## Exercise objective
Retype the opening lines of the listing below, ending with the line that contains "fill=white, draw=boxteal, line", and leave out any pictures.
* * * * * * *
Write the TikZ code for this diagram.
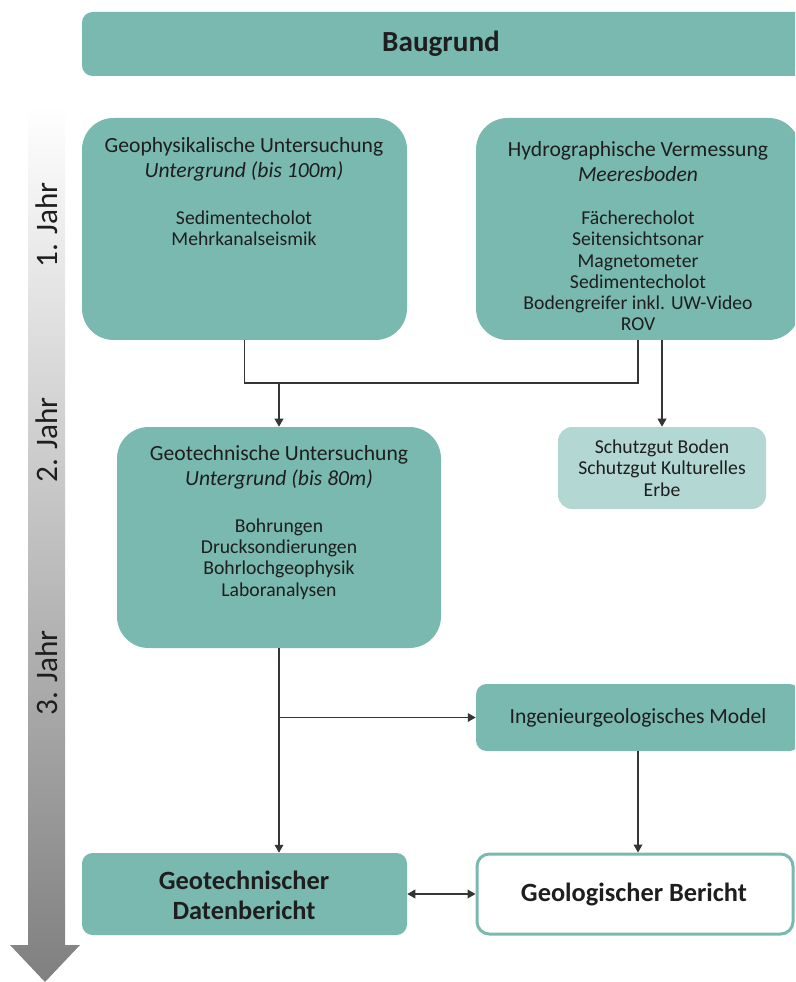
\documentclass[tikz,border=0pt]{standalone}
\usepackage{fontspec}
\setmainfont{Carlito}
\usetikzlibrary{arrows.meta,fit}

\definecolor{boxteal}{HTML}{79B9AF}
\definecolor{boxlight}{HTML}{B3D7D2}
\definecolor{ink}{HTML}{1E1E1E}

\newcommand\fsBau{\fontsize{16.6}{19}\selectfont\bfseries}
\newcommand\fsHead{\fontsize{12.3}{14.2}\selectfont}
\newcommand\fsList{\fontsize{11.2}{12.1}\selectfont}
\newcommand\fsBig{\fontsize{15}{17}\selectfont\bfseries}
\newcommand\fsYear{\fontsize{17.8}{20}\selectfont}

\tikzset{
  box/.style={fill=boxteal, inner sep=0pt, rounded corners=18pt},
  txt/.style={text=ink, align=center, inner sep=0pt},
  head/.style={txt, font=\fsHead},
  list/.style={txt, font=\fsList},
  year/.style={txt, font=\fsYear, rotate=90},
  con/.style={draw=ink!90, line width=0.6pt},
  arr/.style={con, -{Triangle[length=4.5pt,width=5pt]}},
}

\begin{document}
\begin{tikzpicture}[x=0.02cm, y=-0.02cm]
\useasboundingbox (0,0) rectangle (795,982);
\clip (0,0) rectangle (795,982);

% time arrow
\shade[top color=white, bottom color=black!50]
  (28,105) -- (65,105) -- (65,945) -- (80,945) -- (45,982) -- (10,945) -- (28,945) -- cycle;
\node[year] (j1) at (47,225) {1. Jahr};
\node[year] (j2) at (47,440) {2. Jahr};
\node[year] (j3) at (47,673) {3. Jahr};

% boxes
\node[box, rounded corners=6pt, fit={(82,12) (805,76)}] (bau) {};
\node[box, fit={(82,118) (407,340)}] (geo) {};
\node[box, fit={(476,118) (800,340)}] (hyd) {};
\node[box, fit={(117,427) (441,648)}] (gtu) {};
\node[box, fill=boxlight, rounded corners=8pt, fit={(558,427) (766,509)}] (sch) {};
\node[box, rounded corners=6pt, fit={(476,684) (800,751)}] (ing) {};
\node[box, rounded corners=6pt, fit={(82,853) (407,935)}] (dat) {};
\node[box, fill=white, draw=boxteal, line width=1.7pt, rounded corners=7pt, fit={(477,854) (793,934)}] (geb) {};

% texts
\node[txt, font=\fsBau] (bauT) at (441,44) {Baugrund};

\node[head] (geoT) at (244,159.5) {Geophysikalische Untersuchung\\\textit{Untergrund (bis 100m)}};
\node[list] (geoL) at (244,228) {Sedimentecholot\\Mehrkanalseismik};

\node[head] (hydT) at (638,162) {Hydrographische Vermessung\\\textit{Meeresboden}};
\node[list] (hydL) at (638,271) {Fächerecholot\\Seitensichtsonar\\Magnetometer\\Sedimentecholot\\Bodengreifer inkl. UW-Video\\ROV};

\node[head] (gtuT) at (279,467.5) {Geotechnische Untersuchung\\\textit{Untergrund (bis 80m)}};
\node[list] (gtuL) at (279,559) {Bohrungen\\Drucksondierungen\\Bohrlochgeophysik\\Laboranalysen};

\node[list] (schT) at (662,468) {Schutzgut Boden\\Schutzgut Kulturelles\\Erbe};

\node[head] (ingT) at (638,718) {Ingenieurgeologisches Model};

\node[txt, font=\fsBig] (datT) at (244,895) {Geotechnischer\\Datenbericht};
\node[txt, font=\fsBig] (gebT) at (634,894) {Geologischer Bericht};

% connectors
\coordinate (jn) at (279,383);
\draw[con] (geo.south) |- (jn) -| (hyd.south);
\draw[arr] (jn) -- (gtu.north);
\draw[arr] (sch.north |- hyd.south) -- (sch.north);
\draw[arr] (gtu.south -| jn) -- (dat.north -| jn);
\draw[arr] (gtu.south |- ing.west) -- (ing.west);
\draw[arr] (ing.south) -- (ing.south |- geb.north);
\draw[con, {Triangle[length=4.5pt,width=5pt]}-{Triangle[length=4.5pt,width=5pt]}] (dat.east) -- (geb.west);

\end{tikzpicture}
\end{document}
* * * * * * *
## Finished task
Write the TikZ code for this diagram.
\documentclass[tikz,border=0pt]{standalone}
\usepackage{fontspec}
\setmainfont{Carlito}
\usetikzlibrary{arrows.meta,fit}

\definecolor{boxteal}{HTML}{79B9AF}
\definecolor{boxlight}{HTML}{B3D7D2}
\definecolor{ink}{HTML}{1E1E1E}

\newcommand\fsBau{\fontsize{16.6}{19}\selectfont\bfseries}
\newcommand\fsHead{\fontsize{12.3}{14.2}\selectfont}
\newcommand\fsList{\fontsize{11.2}{12.1}\selectfont}
\newcommand\fsBig{\fontsize{15}{17}\selectfont\bfseries}
\newcommand\fsYear{\fontsize{17.8}{20}\selectfont}

\tikzset{
  box/.style={fill=boxteal, inner sep=0pt, rounded corners=18pt},
  txt/.style={text=ink, align=center, inner sep=0pt},
  head/.style={txt, font=\fsHead},
  list/.style={txt, font=\fsList},
  year/.style={txt, font=\fsYear, rotate=90},
  con/.style={draw=ink!90, line width=0.6pt},
  arr/.style={con, -{Triangle[length=4.5pt,width=5pt]}},
}

\begin{document}
\begin{tikzpicture}[x=0.02cm, y=-0.02cm]
\useasboundingbox (0,0) rectangle (795,982);
\clip (0,0) rectangle (795,982);

% time arrow
\shade[top color=white, bottom color=black!50]
  (28,105) -- (65,105) -- (65,945) -- (80,945) -- (45,982) -- (10,945) -- (28,945) -- cycle;
\node[year] (j1) at (47,225) {1. Jahr};
\node[year] (j2) at (47,440) {2. Jahr};
\node[year] (j3) at (47,673) {3. Jahr};

% boxes
\node[box, rounded corners=6pt, fit={(82,12) (805,76)}] (bau) {};
\node[box, fit={(82,118) (407,340)}] (geo) {};
\node[box, fit={(476,118) (800,340)}] (hyd) {};
\node[box, fit={(117,427) (441,648)}] (gtu) {};
\node[box, fill=boxlight, rounded corners=8pt, fit={(558,427) (766,509)}] (sch) {};
\node[box, rounded corners=6pt, fit={(476,684) (800,751)}] (ing) {};
\node[box, rounded corners=6pt, fit={(82,853) (407,935)}] (dat) {};
\node[box, fill=white, draw=boxteal, line width=1.7pt, rounded corners=7pt, fit={(477,854) (793,934)}] (geb) {};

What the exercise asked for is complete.